--- What you have to do ---
In the lines below, output everything from the first line through the line containing "(pemb) at (488.5,40.5)" exactly as it is. Pictures are not part of the output.

start Collected material

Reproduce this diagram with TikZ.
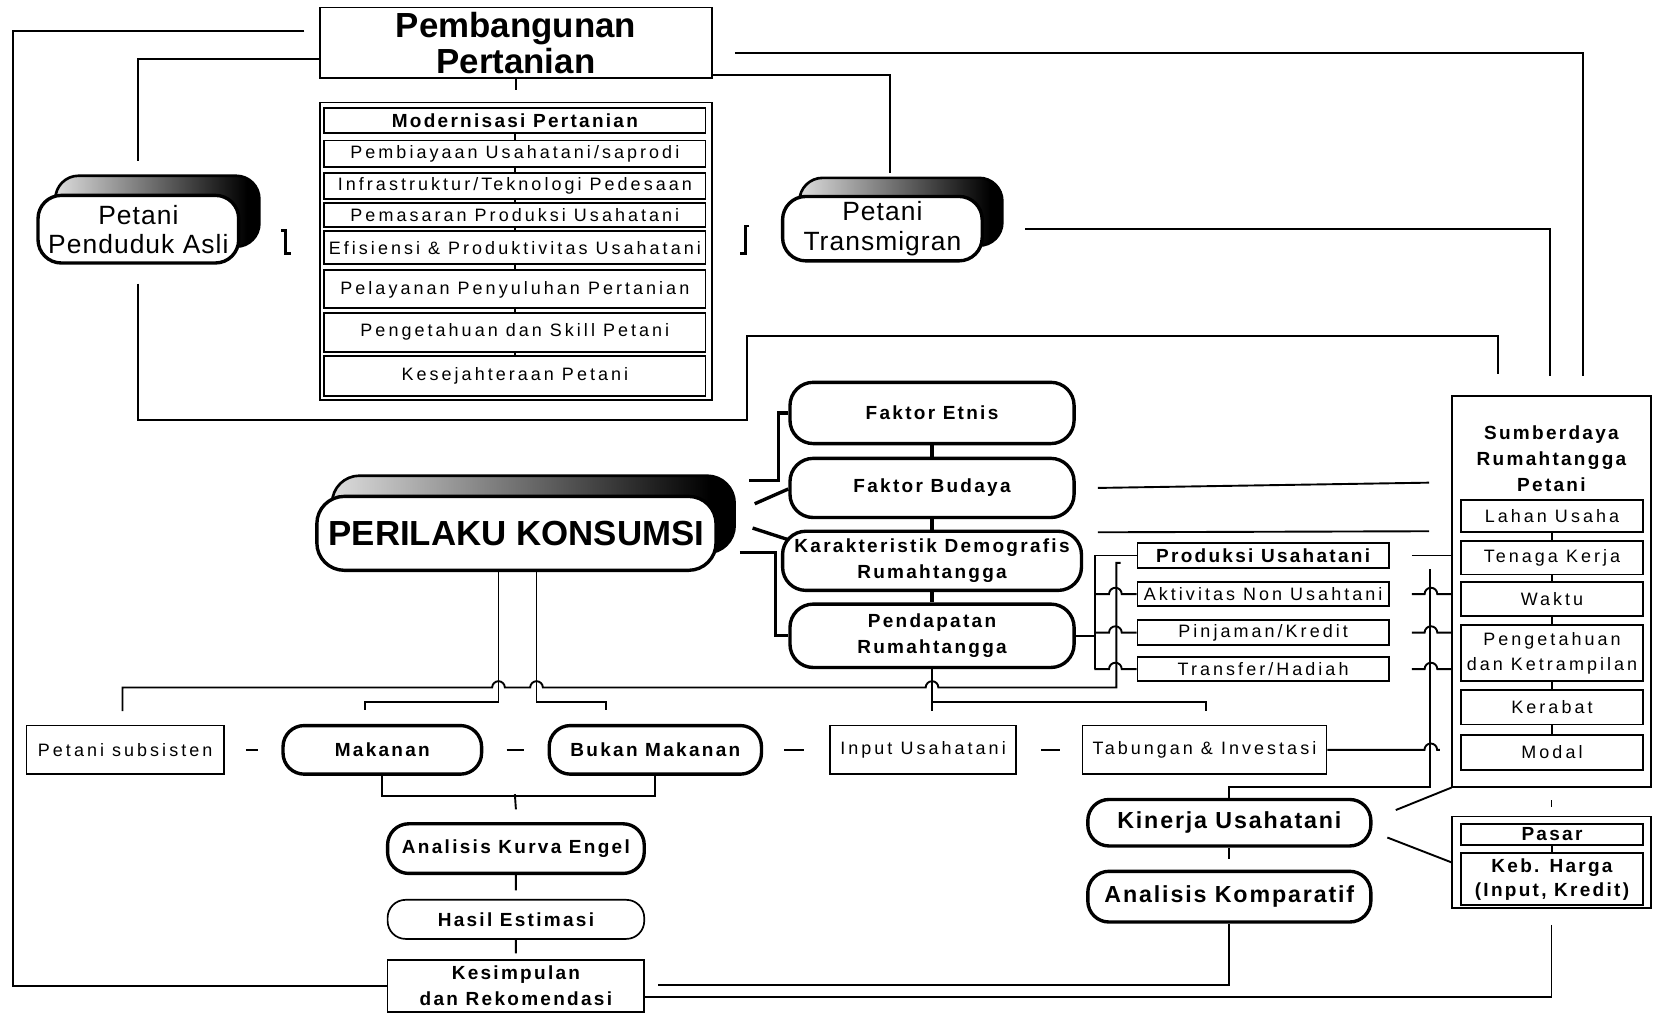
\documentclass[tikz,border=0pt]{standalone}
\usepackage{fontspec}
\setmainfont{Liberation Sans}
\newfontfamily\rgfont[LetterSpace=17]{Liberation Sans}
\newfontfamily\bdfont[LetterSpace=12]{Liberation Sans}
\newfontfamily\bdbigfont[LetterSpace=8]{Liberation Sans}
\newfontfamily\petfont[LetterSpace=4]{Liberation Sans}
\usetikzlibrary{calc,backgrounds}

% metallic shading of the raised back plates
\pgfdeclarehorizontalshading{metal}{100bp}{color(0bp)=(black!70); color(22bp)=(black!8); color(72bp)=(black); color(100bp)=(black)}

\tikzset{
  every node/.style={inner sep=0pt, align=center},
  plainbox/.style={draw, line width=1.5pt, rectangle, fill=white},
  itembox/.style={draw, line width=1.8pt, rectangle, fill=white},
  pill/.style={draw, line width=3.2pt, rounded corners=20pt, fill=white},
  softpill/.style={draw, line width=1.6pt, rounded corners=17pt, fill=white},
  link/.style={line width=1.8pt},
  heavy/.style={line width=3.2pt},
  rgtxt/.style={font=\rgfont\fontsize{17}{23}\selectfont},
  bdtxt/.style={font=\bdfont\bfseries\fontsize{18}{24.5}\selectfont},
  bigbd/.style={font=\bdbigfont\bfseries\fontsize{22}{26}\selectfont},
  pettxt/.style={font=\petfont\fontsize{25}{27.5}\selectfont},
  plate/.style={draw, line width=2.5pt, rounded corners=22pt, shading=metal},
}

\begin{document}
\begin{tikzpicture}[x=1pt,y=-1pt]
\useasboundingbox (0,0) rectangle (1568,959);

% ---------- top block ----------
\node[plainbox, minimum width=371pt, minimum height=67pt,
      font=\bfseries\fontsize{33}{34}\selectfont] (pemb) at (488.5,40.5) {Pembangunan\\Pertanian};

\node[plainbox, minimum width=371pt, minimum height=282pt] (modout) at (488.5,238) {};
\node[itembox, bdtxt, minimum width=361pt, minimum height=24pt] (m1) at (487.5,114) {Modernisasi Pertanian};
\node[itembox, rgtxt, minimum width=361pt, minimum height=25pt] (m2) at (487.5,145.5) {Pembiayaan Usahatani/saprodi};
\node[itembox, rgtxt, minimum width=361pt, minimum height=24pt] (m3) at (487.5,176) {Infrastruktur/Teknologi Pedesaan};
\node[itembox, rgtxt, minimum width=361pt, minimum height=23pt] (m4) at (487.5,203.5) {Pemasaran Produksi Usahatani};
\node[itembox, rgtxt, minimum width=361pt, minimum height=31pt] (m5) at (487.5,234.5) {Efisiensi \& Produktivitas Usahatani};
\node[itembox, rgtxt, minimum width=361pt, minimum height=36pt] (m6) at (487.5,274) {Pelayanan Penyuluhan Pertanian};
\node[itembox, rgtxt, minimum width=361pt, minimum height=37pt] (m7) at (487.5,314.5) {Pengetahuan dan Skill Petani};
\node[itembox, rgtxt, minimum width=361pt, minimum height=38pt] (m8) at (487.5,356) {Kesejahteraan Petani};
\foreach \a/\b in {m1/m2,m2/m3,m3/m4,m4/m5,m5/m6,m6/m7,m7/m8}
  \draw[line width=1.2pt] (\a.south) -- (\b.north);
\draw[link] (pemb.south) -- ($(pemb.south)!0.5!(modout.north)$);

% farmer groups with raised plates
\node[pill, rounded corners=22pt, minimum width=190pt, minimum height=64pt, pettxt] (ppa) at (131,217) {Petani\\Penduduk Asli};
\node[pill, rounded corners=22pt, minimum width=189pt, minimum height=61pt, pettxt] (pt) at (835.5,216.5) {Petani\\Transmigran};

% small elbows beside the list
\draw[line width=2.6pt] (266.5,218.5) -- (270,218.5) -- (270,240) -- (276,240);
\draw[line width=2.6pt] (709.5,214) -- (706,214) -- (706,240) -- (701,240);

% ---------- consumption behaviour ----------
\node[pill, rounded corners=26pt, minimum width=378pt, minimum height=70pt,
      font=\bfseries\fontsize{33}{36}\selectfont] (perilaku) at (489,505) {PERILAKU KONSUMSI};

\node[pill, rounded corners=22pt, bdtxt, minimum width=269pt, minimum height=58pt] (fe) at (882.5,391) {Faktor Etnis};
\node[pill, rounded corners=22pt, bdtxt, minimum width=269pt, minimum height=56pt] (fb) at (882.5,462) {Faktor Budaya};
\node[pill, rounded corners=22pt, bdtxt, minimum width=283pt, minimum height=56pt] (kd) at (882.5,531) {Karakteristik Demografis\\Rumahtangga};
\node[pill, rounded corners=22pt, bdtxt, minimum width=269pt, minimum height=60pt] (pr) at (882.5,602) {Pendapatan\\Rumahtangga};
\draw[heavy] (fe.south) -- (fb.north);
\draw[heavy] (fb.south) -- (kd.north);
\draw[heavy] (kd.south) -- (pr.north);

% household income sources
\node[itembox, bdtxt, minimum width=238pt, minimum height=24pt] (pu) at (1196,526) {Produksi Usahatani};
\node[itembox, rgtxt, minimum width=238pt, minimum height=23pt] (an) at (1196,562.5) {Aktivitas Non Usahtani};
\node[itembox, rgtxt, minimum width=238pt, minimum height=24pt] (pk) at (1196,599) {Pinjaman/Kredit};
\node[itembox, rgtxt, minimum width=238pt, minimum height=23pt] (th) at (1196,633.5) {Transfer/Hadiah};

% household resources
\node[plainbox, minimum width=188pt, minimum height=370pt] (smb) at (1469,560) {};
\node[bdtxt] (smbt) at (1469,434) {Sumberdaya\\Rumahtangga\\Petani};
\node[itembox, rgtxt, minimum width=173pt, minimum height=31pt] (lu) at (1469.5,488.5) {Lahan Usaha};
\node[itembox, rgtxt, minimum width=173pt, minimum height=32pt] (tk) at (1469.5,528) {Tenaga Kerja};
\node[itembox, rgtxt, minimum width=173pt, minimum height=32pt] (wk) at (1469.5,567) {Waktu};
\node[itembox, rgtxt, minimum width=173pt, minimum height=53pt] (pg) at (1469.5,618.5) {Pengetahuan\\dan Ketrampilan};
\node[itembox, rgtxt, minimum width=173pt, minimum height=33pt] (kb) at (1469.5,669.5) {Kerabat};
\node[itembox, rgtxt, minimum width=173pt, minimum height=33pt] (md) at (1469.5,712.5) {Modal};
\foreach \a/\b in {lu/tk,tk/wk,wk/pg,pg/kb,kb/md}
  \draw[line width=1.2pt] (\a.south) -- (\b.north);

% market
\node[plainbox, minimum width=188pt, minimum height=87pt] (pasar) at (1469,816.5) {};
\node[itembox, bdtxt, minimum width=173pt, minimum height=20pt] (ps) at (1469.5,790) {Pasar};
\node[itembox, bdtxt, minimum width=173pt, minimum height=49pt, font=\bdfont\bfseries\fontsize{18}{23}\selectfont] (kh) at (1469.5,832.5) {Keb. Harga\\(Input, Kredit)};
\draw[line width=1.2pt] (ps.south) -- (kh.north);
\draw[line width=1pt] ($(smb.south)+(0,12)$) -- ($(pasar.north)+(0,-8)$);

% ---------- expenditure row ----------
\node[plainbox, rgtxt, minimum width=187pt, minimum height=46pt] (ps2) at (118.5,710) {Petani subsisten};
\node[pill, bdtxt, minimum width=188pt, minimum height=46pt] (mk) at (362,710) {Makanan};
\node[pill, bdtxt, minimum width=201pt, minimum height=46pt] (bm) at (620.5,710) {Bukan Makanan};
\node[plainbox, rgtxt, minimum width=176pt, minimum height=46pt] (iu) at (874,710) {Input Usahatani};
\node[plainbox, rgtxt, minimum width=231pt, minimum height=46pt] (ti) at (1140.5,710) {Tabungan \& Investasi};
\draw[link, shorten <=20pt, shorten >=22pt] (ps2) -- (mk);
\draw[link, shorten <=22pt, shorten >=22pt] (mk) -- (bm);
\draw[link, shorten <=20pt, shorten >=24pt] (bm) -- (iu);
\draw[link, shorten <=23pt, shorten >=21pt] (iu) -- (ti);

% ---------- analysis chain ----------
\node[pill, bdtxt, minimum width=243pt, minimum height=47pt] (ake) at (488.5,803.5) {Analisis Kurva Engel};
\node[softpill, bdtxt, minimum width=243pt, minimum height=37pt] (hes) at (488.5,870.5) {Hasil Estimasi};
\node[plainbox, bdtxt, minimum width=243pt, minimum height=49pt] (kes) at (488.5,933.5) {Kesimpulan\\dan Rekomendasi};

\node[pill, bigbd, minimum width=268pt, minimum height=44pt] (kin) at (1164,779) {Kinerja Usahatani};
\node[pill, bigbd, minimum width=268pt, minimum height=48pt] (kom) at (1164,849) {Analisis Komparatif};

% raised plates behind the main ovals
\begin{scope}[on background layer]
  \shade[plate] ($(ppa.south west)+(18,-17)$) rectangle ($(ppa.north east)+(18,-17)$);
  \shade[plate] ($(pt.south west)+(17.5,-16)$) rectangle ($(pt.north east)+(17.5,-16)$);
  \shade[plate, rounded corners=26pt] ($(perilaku.south west)+(16,-18)$) rectangle ($(perilaku.north east)+(16,-18)$);
\end{scope}

% ---------- connectors: top frame ----------
\draw[link] ($(pemb.west)+(-14,-11.5)$) -- (12,29) |- (kes.west);
\draw[link] ($(pemb.west)+(0,15.5)$) -| ($(ppa.north)+(0,-31)$);
\draw[link] ($(pemb.east)+(0,30.5)$) -| ($(pt.north)+(7.5,-21)$);
\draw[link] ($(pemb.east)+(21,9.5)$) -- (1499,50) -- ($(smb.north)+(30,-18)$);
\draw[link] ($(ppa.south)+(0,18)$) -- (131,398) -- (707,398) -- (707,318) -- (1418,318) -- ($(smb.north)+(-51,-20)$);
\draw[link] ($(pt.east)+(39,0)$) -- (1468,216.5) -- ($(smb.north)+(-1,-18)$);

% ---------- connectors: consumption behaviour factors ----------
\draw[heavy] ($(perilaku.east)+(30,-50)$) -- (737,455) |- (fe.west);
\draw[heavy] ($(perilaku.east)+(35,-28)$) -- ($(fb.west)+(0,1)$);
\draw[heavy] ($(perilaku.east)+(33,-5)$) -- ($(kd.west)+(7,-20)$);
\draw[heavy] ($(perilaku.east)+(21,18)$) -- (734,523) |- (pr.west);

\draw[link] ($(fb.east)+(21,0)$) -- ($(smb.west)+(-21,-103)$);
\draw[link] ($(kd.east)+(14,-27)$) -- ($(smb.west)+(-21,-57)$);

% income sources bracket
\draw[link] (pr.east) -- (1037,602);
\draw[link] (pu.west) -- (1037,526) -- (1037,633.5);
\foreach \n in {an,pk,th}
  \draw[link] ($(\n.west)+(-40,0)$) -- ($(\n.west)+(-26,0)$)
     arc[start angle=180, end angle=0, radius=6pt] -- (\n.west);
\draw[link] ($(pu.east)+(21,0)$) -- (smb.west |- pu.east);
\foreach \n in {an,pk,th}
  \draw[link] ($(\n.east)+(21,0)$) -- ($(\n.east)+(33,0)$)
     arc[start angle=180, end angle=0, radius=6pt] -- (smb.west |- \n.east);
\draw[link] (ti.east) -- ($(ti.east)+(92,0)$)
   arc[start angle=180, end angle=0, radius=6pt] -- ($(smb.west |- ti.east)+(-11,0)$);
\draw[link] (kin.north) |- (1354,745) -- (1354,539);

% long distribution line to the expenditure row
\draw[link] ($(ps2.north)+(-2.5,-13)$) -- (116,651) -- (466,651)
   arc[start angle=180, end angle=0, radius=6pt] -- (502,651)
   arc[start angle=180, end angle=0, radius=6pt] -- (876.5,651)
   arc[start angle=180, end angle=0, radius=6pt] -- (1057,651) -- (1057,533) -- (1061,533);

\draw[link] ($(perilaku.south)+(-17,0)$) -- (472,665) -| ($(mk.north)+(-16,-13)$);
\draw[link] ($(perilaku.south)+(19,0)$) -- (508,665) -| ($(bm.north)+(-46.5,-13)$);
\draw[link] (pr.south) -- ($(iu.north)+(8.5,-13)$);
\draw[link] (882.5,665) -| ($(ti.north)+(1.5,-13)$);

% analysis chain
\draw[link] (mk.south) -- ++(0,19) -| (bm.south);
\draw[link] (487.5,752) -- ($(ake.north)+(0,-12)$);
\draw[link] (ake.south) -- ($(ake.south)!0.64!(hes.north)$);
\draw[link] (hes.south) -- ($(hes.south)!0.7!(kes.north)$);

\draw[link] (kin.south) -- ($(kin.south)!0.5!(kom.north)$);
\draw[link] ($(kin.east)+(22,-12)$) -- (smb.south west);
\draw[link] ($(kin.east)+(14,14)$) -- (pasar.west);
\draw[link] (kom.south) |- ($(kes.east)+(12,-0.5)$);
\draw[link] ($(pasar.south)+(0,15)$) |- ($(kes.east)+(0,10.5)$);

\end{tikzpicture}
\end{document}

end Collected material

--- Right answer ---
Reproduce this diagram with TikZ.
\documentclass[tikz,border=0pt]{standalone}
\usepackage{fontspec}
\setmainfont{Liberation Sans}
\newfontfamily\rgfont[LetterSpace=17]{Liberation Sans}
\newfontfamily\bdfont[LetterSpace=12]{Liberation Sans}
\newfontfamily\bdbigfont[LetterSpace=8]{Liberation Sans}
\newfontfamily\petfont[LetterSpace=4]{Liberation Sans}
\usetikzlibrary{calc,backgrounds}

% metallic shading of the raised back plates
\pgfdeclarehorizontalshading{metal}{100bp}{color(0bp)=(black!70); color(22bp)=(black!8); color(72bp)=(black); color(100bp)=(black)}

\tikzset{
  every node/.style={inner sep=0pt, align=center},
  plainbox/.style={draw, line width=1.5pt, rectangle, fill=white},
  itembox/.style={draw, line width=1.8pt, rectangle, fill=white},
  pill/.style={draw, line width=3.2pt, rounded corners=20pt, fill=white},
  softpill/.style={draw, line width=1.6pt, rounded corners=17pt, fill=white},
  link/.style={line width=1.8pt},
  heavy/.style={line width=3.2pt},
  rgtxt/.style={font=\rgfont\fontsize{17}{23}\selectfont},
  bdtxt/.style={font=\bdfont\bfseries\fontsize{18}{24.5}\selectfont},
  bigbd/.style={font=\bdbigfont\bfseries\fontsize{22}{26}\selectfont},
  pettxt/.style={font=\petfont\fontsize{25}{27.5}\selectfont},
  plate/.style={draw, line width=2.5pt, rounded corners=22pt, shading=metal},
}

\begin{document}
\begin{tikzpicture}[x=1pt,y=-1pt]
\useasboundingbox (0,0) rectangle (1568,959);

% ---------- top block ----------
\node[plainbox, minimum width=371pt, minimum height=67pt,
      font=\bfseries\fontsize{33}{34}\selectfont] (pemb) at (488.5,40.5) {Pembangunan\\Pertanian};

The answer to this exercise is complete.